The opinions, estimates and projections (“information”) contained within this report are solely those of Ninepoint Partners LP and are subject to change without notice. Ninepoint Partners makes every effort to ensure that the information has been derived from sources believed to be reliable and accurate. However, Ninepoint Partners assumes no responsibility for any losses or damages, whether direct or indirect, which arise out of the use of this information. Ninepoint Partners is not under any obligation to update or keep current the information contained herein. The information should not be regarded by recipients as a substitute for the exercise of their own judgment.
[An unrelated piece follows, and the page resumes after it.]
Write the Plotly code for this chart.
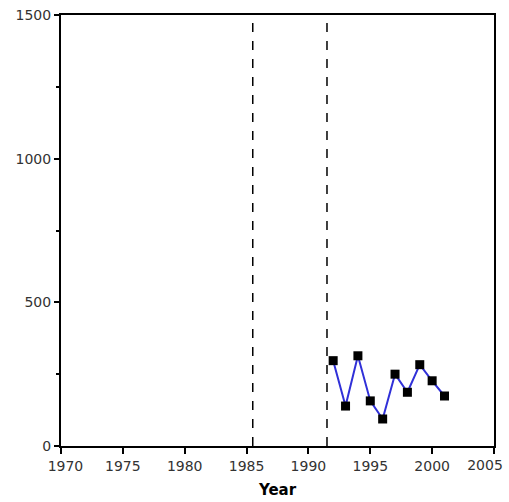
import plotly.graph_objects as go

years = [1992, 1993, 1994, 1995, 1996, 1997, 1998, 1999, 2000, 2001]
values = [297, 139, 314, 157, 94, 250, 187, 283, 227, 174]
dashed_years = [1985.5, 1991.5]
x_ticks = [1970, 1975, 1980, 1985, 1990, 1995, 2000, 2005]
x_tick_labels = ["\u00a0\u00a01970", "1975", "1980", "1985", "1990", "1995", "2000", ""]
last_tick = [2005]
last_tick_label = ["2005"]
y_ticks = [0, 500, 1000, 1500]

tick_font = dict(family="DejaVu Sans", size=14, color="#333")

fig = go.Figure()
fig.add_trace(go.Scatter(
    x=years, y=values, mode="lines+markers",
    line=dict(color="#3030d8", width=2),
    marker=dict(symbol="square", size=9, color="black"),
    showlegend=False, cliponaxis=False,
))
# helper trace so the overlay axis carrying the last tick label is drawn
fig.add_trace(go.Scatter(x=last_tick, y=[0], xaxis="x2", mode="markers",
                         marker=dict(opacity=0), hoverinfo="skip", showlegend=False))
for xv in dashed_years:
    fig.add_shape(type="line", x0=xv, x1=xv, y0=0, y1=1500, xref="x", yref="y",
                  line=dict(color="black", width=1.5, dash="dash"))

fig.update_xaxes(range=[1970, 2005], tickvals=x_ticks, ticktext=x_tick_labels,
                 ticks="outside", ticklen=6,
                 tickwidth=1.5, tickcolor="black", showline=True, linecolor="black",
                 linewidth=2, mirror=True, showgrid=False, zeroline=False, automargin=False,
                 ticklabeloverflow="allow", tickfont=tick_font,
                 title=dict(text="<b>Year</b>", font=dict(family="DejaVu Sans", size=15, color="black"), standoff=12),
                 selector=dict(anchor="y") if False else None)
fig.update_layout(xaxis2=dict(overlaying="x", anchor="y", side="bottom", range=[1970, 2005],
                              tickvals=last_tick, ticktext=last_tick_label, ticks="",
                              showline=False, showgrid=False, zeroline=False, automargin=False,
                              ticklabelshift=-9, ticklabelstandoff=9, ticklabeloverflow="allow",
                              tickfont=tick_font))
fig.update_yaxes(range=[0, 1500], tickvals=y_ticks, ticks="outside", ticklen=5,
                 tickwidth=1.5, tickcolor="black", showline=True, linecolor="black",
                 linewidth=2, mirror=True, showgrid=False, zeroline=False, automargin=False,
                 ticklabeloverflow="allow",
                 minor=dict(tickvals=[250, 750, 1250], ticks="outside", ticklen=3, tickcolor="black"),
                 tickfont=tick_font)
fig.update_layout(width=509, height=502, margin=dict(l=61, r=15, t=15, b=56),
                  plot_bgcolor="white", paper_bgcolor="white")
fig.write_html("out.html", config={"displayModeBar": False},
               post_script="document.body.style.margin='0';")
Please contact your own personal advisor on your particular circumstances. Views expressed regarding a particular company, security, industry or market sector should not be considered an indication of trading intent of any investment funds managed by Ninepoint Partners. Any reference to a particular company is for illustrative purposes only and should not to be considered as investment advice or a recommendation to buy or sell nor should it be considered as an indication of how the portfolio of any investment fund managed by Ninepoint Partners is or will be invested. Ninepoint Partners and/or its affiliates may collectively beneficially own/control 1% or more of any class of the equity securities of the issuers mentioned in this report. Ninepoint Partners and/or its affiliates may hold short position in any class of the equity securities of the issuers mentioned in this report. During the preceding 12 months, Ninepoint Partners and/or its affiliates may have received remuneration other than normal course investment advisory or trade execution services from the issuers mentioned in this report.